Franceville, 28 juin 2025. Dans l’enceinte modeste mais vibrante d’émotion de la salle municipale, un autre visage du combat pour la dignité s’est dessiné. À l’occasion de la célébration en différé de la Journée internationale de sensibilisation à l’albinisme, l’antenne provinciale de l’Association de lutte pour le bien-être des albinos (Alba), pilotée avec une force tranquille par Prisca Medzagane, a rassemblé institutions, experts et citoyens autour d’un impératif souvent tu : la reconnaissance et la protection effective des personnes atteintes d’albinisme.
Une parole libérée, un cri contenu

« Le rejet des autres est souvent le reflet du rejet de soi », a lancé d’une voix ferme Prisca Medzagane, en ouverture. Cette phrase, presque murmurée, est venue transpercer les murs d’indifférence qui entourent depuis trop longtemps cette condition génétique. Car à Franceville, comme dans de nombreuses provinces du pays, les personnes atteintes d’albinisme peinent encore à se faire entendre, à obtenir un suivi médical digne, à vivre sans peur ni stigmatisation.
Appuyée par les services des Affaires sociales et plusieurs partenaires médico-sociaux, dont le directeur d’exploitation de la Sobraga et un praticien engagé, Alba a transformé cette journée en tribune pour les oubliés du système de santé. Et c’est avec le cœur lourd, mais la détermination intacte, que Medzagane a interpellé les autorités de la Cinquième République : « Il faut changer notre regard. L’absence de dermatologues dans la région n’est pas un détail. C’est un abandon. »
Un diagnostic sans fard, une urgence de soins

Le Dr Roland Fabrice Kassa Kassa, venu spécialement pour l’événement, a tenu un exposé clair et implacable sur les défis médicaux liés à l’albinisme : troubles de la vision, lésions cutanées, risques accrus de cancers, fragilité des phanères. « L’albinisme n’est pas une malédiction, c’est une réalité biologique. Et cela suppose un accompagnement constant, de l’enfance à l’âge adulte », a-t-il martelé.
Il a recommandé des mesures simples mais vitales : protection solaire, vêtements adaptés, suivi dermatologique, et surtout formation du personnel médical à la spécificité des soins requis. Pour lui, l’État doit investir non seulement dans le matériel, mais dans la connaissance : « Il faut créer une expertise gabonaise sur l’albinisme. »
Un combat quotidien, une flamme allumée

Malgré une mobilisation encore timide, la rencontre a laissé des graines de conscience.
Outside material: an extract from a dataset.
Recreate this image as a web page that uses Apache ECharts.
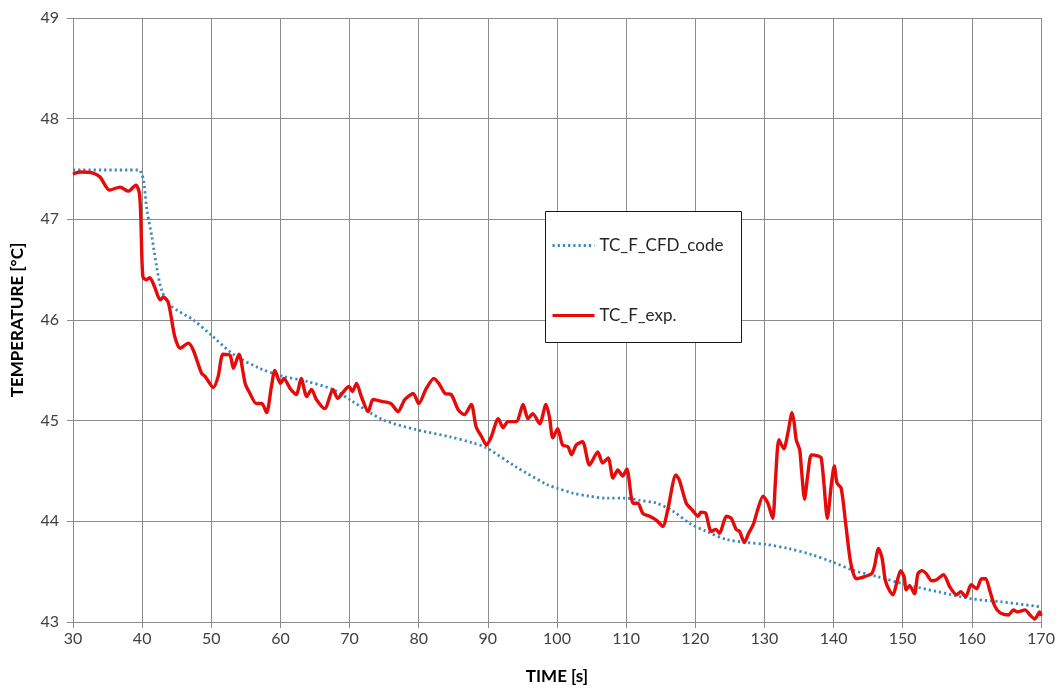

Les échanges, les témoignages, les regards croisés entre médecins et personnes concernées ont révélé ce que beaucoup refusent de voir : que l’albinisme, au-delà des taches blanches sur la peau, révèle surtout les failles d’une société encore mal préparée à l’inclusion.
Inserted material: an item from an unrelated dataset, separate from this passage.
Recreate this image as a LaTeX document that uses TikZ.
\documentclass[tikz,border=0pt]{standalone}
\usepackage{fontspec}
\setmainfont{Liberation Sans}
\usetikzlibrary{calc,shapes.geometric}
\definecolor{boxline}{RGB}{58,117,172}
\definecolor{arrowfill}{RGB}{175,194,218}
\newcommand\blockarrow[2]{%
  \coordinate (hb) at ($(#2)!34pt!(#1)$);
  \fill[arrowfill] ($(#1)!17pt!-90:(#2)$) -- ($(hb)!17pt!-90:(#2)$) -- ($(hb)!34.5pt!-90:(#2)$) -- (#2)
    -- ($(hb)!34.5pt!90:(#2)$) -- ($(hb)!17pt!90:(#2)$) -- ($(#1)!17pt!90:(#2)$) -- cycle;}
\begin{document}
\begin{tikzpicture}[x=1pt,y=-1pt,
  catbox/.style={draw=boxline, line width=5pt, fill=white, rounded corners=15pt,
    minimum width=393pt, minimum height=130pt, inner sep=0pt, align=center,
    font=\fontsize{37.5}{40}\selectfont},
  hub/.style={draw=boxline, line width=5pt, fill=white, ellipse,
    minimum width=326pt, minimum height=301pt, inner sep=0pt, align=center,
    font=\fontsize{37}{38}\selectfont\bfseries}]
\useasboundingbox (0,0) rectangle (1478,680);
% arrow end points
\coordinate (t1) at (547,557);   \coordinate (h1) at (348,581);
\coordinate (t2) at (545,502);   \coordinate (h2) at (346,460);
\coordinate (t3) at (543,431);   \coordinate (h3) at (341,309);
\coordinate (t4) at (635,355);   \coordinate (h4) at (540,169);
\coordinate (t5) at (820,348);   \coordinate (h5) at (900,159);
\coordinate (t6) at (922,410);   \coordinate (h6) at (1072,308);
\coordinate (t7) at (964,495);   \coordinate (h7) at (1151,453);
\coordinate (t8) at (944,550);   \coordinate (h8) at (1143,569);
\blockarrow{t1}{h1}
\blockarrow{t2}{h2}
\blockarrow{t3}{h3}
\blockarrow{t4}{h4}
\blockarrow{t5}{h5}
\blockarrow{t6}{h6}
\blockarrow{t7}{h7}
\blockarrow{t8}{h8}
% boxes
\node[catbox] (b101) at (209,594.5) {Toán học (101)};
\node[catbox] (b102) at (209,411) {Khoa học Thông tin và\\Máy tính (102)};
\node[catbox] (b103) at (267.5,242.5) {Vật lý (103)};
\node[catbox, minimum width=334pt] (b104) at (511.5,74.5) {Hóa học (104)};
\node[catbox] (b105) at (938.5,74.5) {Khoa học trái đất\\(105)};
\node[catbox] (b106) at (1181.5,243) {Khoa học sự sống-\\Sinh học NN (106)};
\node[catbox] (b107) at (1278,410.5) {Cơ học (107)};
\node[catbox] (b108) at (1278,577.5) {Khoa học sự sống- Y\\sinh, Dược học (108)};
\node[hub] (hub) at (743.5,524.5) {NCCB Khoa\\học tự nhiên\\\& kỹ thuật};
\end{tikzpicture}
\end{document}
Mais Prisca Medzagane n’a pas dit son dernier mot. Avec une foi farouche en la justice sociale, elle a clos la journée sur une note d’espoir : « Je ne désespère pas. La lutte continue, jusqu’à ce que nous soyons tous mobilisés pour notre bien-être. »
Dans un Gabon en pleine mutation, cette journée à Franceville a été bien plus qu’un évènement. Elle a été un signal. Et peut-être, le début d’une révolution douce pour celles et ceux qu’on regarde encore trop souvent sans voir.